When my ministry adventure faltered, I found spiritual help from unexpected direction.
by James Walters, guest columnist
My grand ministry adventure out west was not turning out the way I’d hoped. My wife and I were so excited. With a sense of God’s leading, we packed our stuff and moved 3,000 miles away from our families and friends and everything we knew. But it turned out we’d made some fatal assumptions. We thought we were moving to the progressive, cutting-edge, free-thinking West Coast, but the town we were moving to was in many ways more conservative than the Bible Belt where we grew up. And though we often associated Washington with near-constant rainfall, the area where we landed was a bona fide desert—eight inches of rain a year!
It was a spiritual desert for me as well.
It was then that I found a scrap of paper with a name and phone number. A friend had recommended a spiritual director to my wife. At the time I’d never heard of spiritual direction. It sounded a bit vague to me, might even be New Age for all I knew. But I was starting to get desperate.
After talking on the phone with this woman a few times, I realized that I didn’t really feel comfortable with her. I told her so and asked her if she knew of other directors in the area. She graciously recommended a Lutheran pastor the next town over.
The first time I made the 45 minute drive to Paul’s office, it just felt right. It felt right to be intentional about doing something proactive to tend my own soul. It felt right to head out of the town where I knew so many people. As I drove, I reflected on how I had succumbed to one of ministry’s classic pitfalls: I had gotten so busy doing things for God that I had neglected my vital connection with God.
This is not counseling
I hardly knew what to expect the first time I sat across from Paul. (His clerical collar threw me off a bit.) I’d had some counseling before and halfway expected it to be like that. It was and it wasn’t.
It was like counseling in that Paul listened well, something I sorely needed. But Paul talked a lot less than the average counselor, so much less that there were sometimes long silences in our conversation. It took me a while to get used to that. But in hindsight, I was grateful for the silences, because I really wasn’t looking for a diagnosis. I just needed a safe place to process the joys and frustrations of life and ministry. I needed someone to do that with who wasn’t expecting anything of me, someone outside of my ministry circle. Paul provided that.

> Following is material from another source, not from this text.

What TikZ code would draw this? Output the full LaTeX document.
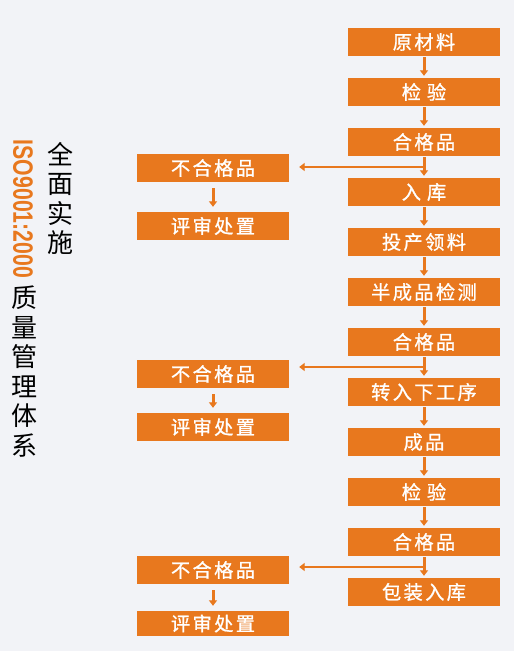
\documentclass[tikz,border=0pt]{standalone}
\usepackage{fontspec}
\usetikzlibrary{arrows.meta,calc}
\newfontfamily\cjk{Noto Sans CJK SC}
\newfontfamily\cjkbox[FakeBold=1]{Noto Sans CJK SC}
\newfontfamily\isofont{Liberation Sans}
\definecolor{org}{RGB}{232,120,30}
\definecolor{bgc}{RGB}{242,243,247}
\newcommand\gp{\hskip2.4pt\relax}
\newcommand\wgp{\hskip6pt\relax}
\tikzset{
  box/.style={fill=org, text=white, minimum width=152pt, minimum height=28pt, inner sep=0pt,
    font=\cjkbox\fontsize{19.2}{19.2}\selectfont},
  arr/.style={draw=org, line width=3pt, -{Triangle[length=5.5pt,width=8pt]}},
  vtext/.style={inner sep=0pt, align=center, font=\cjk\fontsize{26}{29.5}\selectfont}
}
\begin{document}
\begin{tikzpicture}[x=1pt,y=-1pt]
\fill[bgc] (0,0) rectangle (514,651);
\useasboundingbox (0,0) rectangle (514,651);
% right column
\node[box] (r0) at (424,42) {原\gp 材\gp 料};
\node[box] (r1) at (424,92) {检\wgp 验};
\node[box] (r2) at (424,142) {合\gp 格\gp 品};
\node[box] (r3) at (424,192) {入\wgp 库};
\node[box] (r4) at (424,242) {投\gp 产\gp 领\gp 料};
\node[box] (r5) at (424,292) {半\gp 成\gp 品\gp 检\gp 测};
\node[box] (r6) at (424,342) {合\gp 格\gp 品};
\node[box] (r7) at (424,392) {转\gp 入\gp 下\gp 工\gp 序};
\node[box] (r8) at (424,442) {成\gp 品};
\node[box] (r9) at (424,492) {检\wgp 验};
\node[box] (r10) at (424,542) {合\gp 格\gp 品};
\node[box] (r11) at (424,592) {包\gp 装\gp 入\gp 库};
% left column
\node[box] (a1) at (213,168) {不\gp 合\gp 格\gp 品};
\node[box] (b1) at (213,226) {评\gp 审\gp 处\gp 置};
\node[box] (a2) at (213,374) {不\gp 合\gp 格\gp 品};
\node[box] (b2) at (213,427) {评\gp 审\gp 处\gp 置};
\node[box] (a3) at (213,570) {不\gp 合\gp 格\gp 品};
\node[box, minimum height=25pt] (b3) at (213,623.5) {评\gp 审\gp 处\gp 置};
% right arrows
\foreach \i/\j in {r0/r1,r1/r2,r2/r3,r3/r4,r4/r5,r5/r6,r6/r7,r7/r8,r8/r9,r9/r10,r10/r11}
  \draw[arr, shorten <=1pt, shorten >=2pt] (\i.south) -- (\j.north);
% left arrows
\foreach \i/\j in {a1/b1,a2/b2,a3/b3}
  \draw[arr, shorten <=6pt, shorten >=5pt] (\i.south) -- (\j.north);
% branches
\coordinate (m1) at ($(r2.south)!0.5!(r3.north)$);
\draw[arr, line width=2.4pt, shorten >=10pt] (m1) -- (a1.east |- m1);
\coordinate (m2) at ($(r6.south)!0.5!(r7.north)$);
\draw[arr, line width=2.4pt, shorten >=10pt] (m2) -- (a2.east |- m2);
\coordinate (m3) at ($(r10.south)!0.5!(r11.north)$);
\draw[arr, line width=2.4pt, shorten >=10pt] (m3) -- (a3.east |- m3);
% side texts
\node[vtext] (t1) at (60,198.5) {全\\面\\实\\施};
\node[vtext] (t2) at (24,371.5) {质\\量\\管\\理\\体\\系};
\node[inner sep=0pt, rotate=-90, text=org, font=\isofont\bfseries\fontsize{28}{28}\selectfont] (t3) at (23,209)
  {\scalebox{0.76}[1]{ISO9001:2000}};
\end{tikzpicture}
\end{document}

Unlike a counselor, Paul let me (the “directee”) set the agenda. My desire was for spiritual growth, rather that identifying and overcoming some particular dysfunction, as is the goal in counseling.
As a spiritual director, Paul welcomed God into the process as a fully active third party, and kept the focus on what God was doing in my life, in contrast with counseling, where God may or may not be acknowledged in the process.
Because spiritual direction is rooted in our unique stories, I handed him a detailed spiritual autobiography. It felt vulnerable, but I knew that for Paul to help me, it would be crucial that he understand me, my spiritual journey, and my sojourn in the desert.
If I had to distill to one word what impelled me to make the long drive to see him each month, it would be “presence.” Paul was someone who was fully there when I was with him. As Thomas Merton describes it, “Spiritual direction is, in reality, nothing more than a way of leading us to see and obey the real Director, the Holy Spirit hidden in the depths of our soul.”
Hard lessons learned
About four months into our time together, my supervising pastor was dismissed for “conduct unbecoming … ” Like the rest of our church body, I was stunned. Not to mention saddened, confused, bitter, and angry. We all had broken hearts.
As Paul helped me unpack the effects of my boss’s sin, I found that when he did talk, he usually had amazing things to say. As I would vent my anger and struggles to forgive this man, Paul would remind me of Jesus’ example—that the only way to truly forgive another is to bear the weight of his sin and to grapple with its ugly consequences. Most of the time, we dodge this unpleasant process, Paul said. It’s just so much easier to rent a movie, check the to-do list, or inhale another cookie. But if we choose to bypass this hard work, we risk inflicting our repressed anger on innocent others. “All violence is unsuffered suffering,” was how he put it.
Ironically, it was this advice, in part, that led me to resign my position several months later. I realized that for me to accept the consequences of my boss’s sin meant admitting that my family and I were emotionally exhausted. It also meant, in spite of some recent “successes,” admitting that I didn’t have the mental and spiritual reserves to pull off another busy ministry season. It meant that we needed to move back to the East Coast, take a break from vocational ministry, and regroup with the help of our family and friends.
I wish I could take credit for having the wisdom to seek out a spiritual director or for selecting one as skilled as Paul. But the whole thing was a gift I merely stumbled into.
I am grateful to Paul for his investment in me, for being a lifeline in the desert. I’ll train to be a spiritual director next year.
James Walters lives and ministers in North Carolina.